REPUBLIKA.CO.ID, JAKARTA -- Komisi Pemberantasan Korupsi (KPK) menggali keterangan dari Menteri Kelautan dan Perikanan (KKP) Edhy Prabowo (EP). Pemeriksaan dilakukan berkenaan dengan perkara suap perizinan tambak, usaha dan atau pengelolaan perikanan atau komoditas perairan sejenis lainnya tahun 2020.
"EP diperiksa sebagai saksi untuk tersangka SJT (Suharjito)," kata Plt Juru Bicara KPK Ali Fikri di Jakarta, Kamis (3/12).
Lembaga antirasuah itu juga memanggil Amiril Mukminin (AM). Ali mengatakan, keterangan AM akan digunakan untuk melengkapi berkas perkara tersangka Edhy Prabowo.
Artinya, para tersangka kasus dugaan suap perizinan ekspor benih lobster tersebut diperiksa secara silang. Kendati demikian, belum diketahui lebih jauh terkait keterangan yang akan digali oleh penyidik KPK dari para tersangka itu.
KPK sebelumnya juga memanggil lima orang saksi untuk memberikan keterangan bagi tersangka Edhy Prabowo.
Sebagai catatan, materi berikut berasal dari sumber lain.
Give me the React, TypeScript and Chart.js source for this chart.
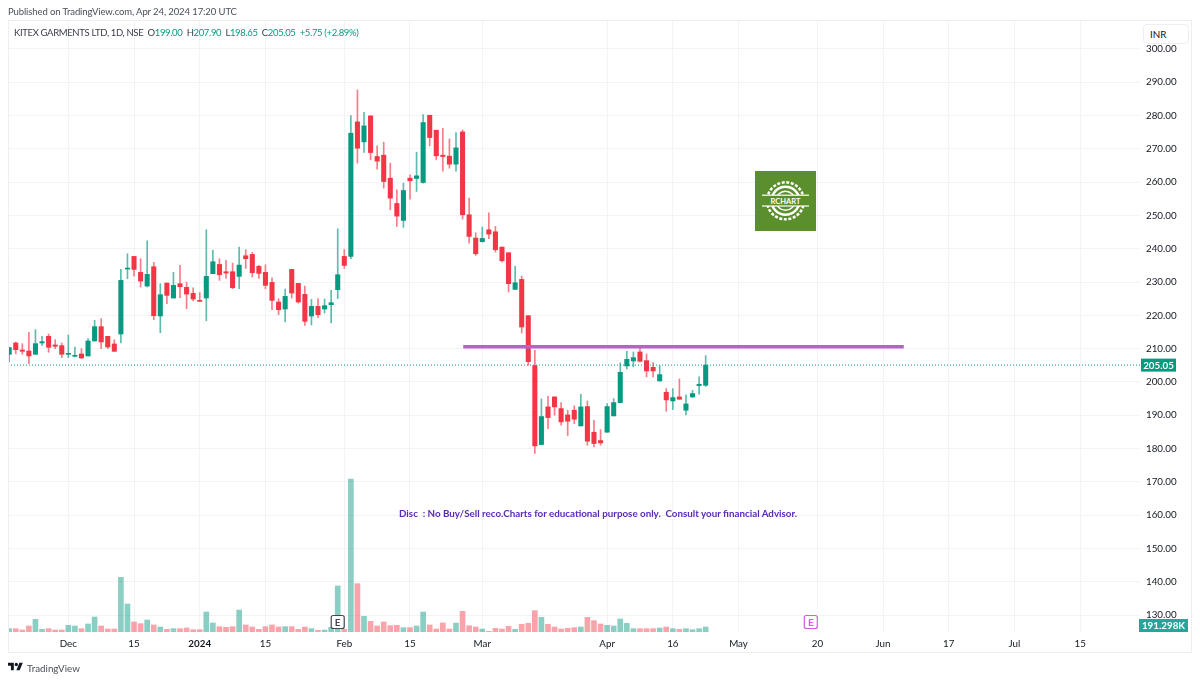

Kelima saksi yang diperiksa itu adalah Manajer Kapal PT Duta Putra Perkasa (DPP) Agus Kurniawanto, Manajer PT DPP Ardi Wijaya, Direktur Keuangan PT DPP M Zainul Fatih, Direktur Utama PT Aero Citra Kargo (ACK) Amri, Komisaris PT ACK Achmad Bachtiar. Keterangan mereka akan digunakan sebagai bukti oleh penyidik.
KPK telah menetapkan tujuh tersangka terkait penetapan perizinan ekspor benih lobster pada Rabu (25/11) malam. KPK mengamankan Direktur PT Duta Putra Perkasa (DPP) Suharjito (SJT) sebagai penyuap.
KPK juga menangkap Menteri KKP Edhy Prabowo (EP), Staf khusus Menteri KKP Safri (SAF), Pengurus PT ACK Siswadi (SWD), Staf Istri Menteri KKP Ainul Faqih (AF), Andreu Pribadi Misata (APM) dan Amiril Mukminin (AM) sebagai penerima. Mereka diduga telah menerima suap sebesar Rp 9,8 miliar.
Para tersangka penerima disangkakan melanggar Pasal 12 ayat (1) huruf a atau b atau Pasal 11 Undang-Undang Nomor 31 tahun 1999 sebagaimana telah diubah dengan Undang-Undang nomor 20 tahun 2001 tentang Pemberantasan Tindak Pidana Korupsi juncto Pasal 55 ayat (1) ke 1 KUHP juncto Pasal 64 ayat (1) KUHP.
Sementara tersangka pemberi disangkakan melanggar Pasal 5 ayat (1) huruf a atau b atau Pasal 13 Undang-Undang nomor 31 tahun 1999 sebagaimana telah diubah dengan Undang-Undang nomor 20 tahun 2001 tentang Pemberantasan Tindak Pidana Korupsi juncto Pasal 55 ayat (1) ke 1 KUHP juncto Pasal 64 ayat (1) KUHP.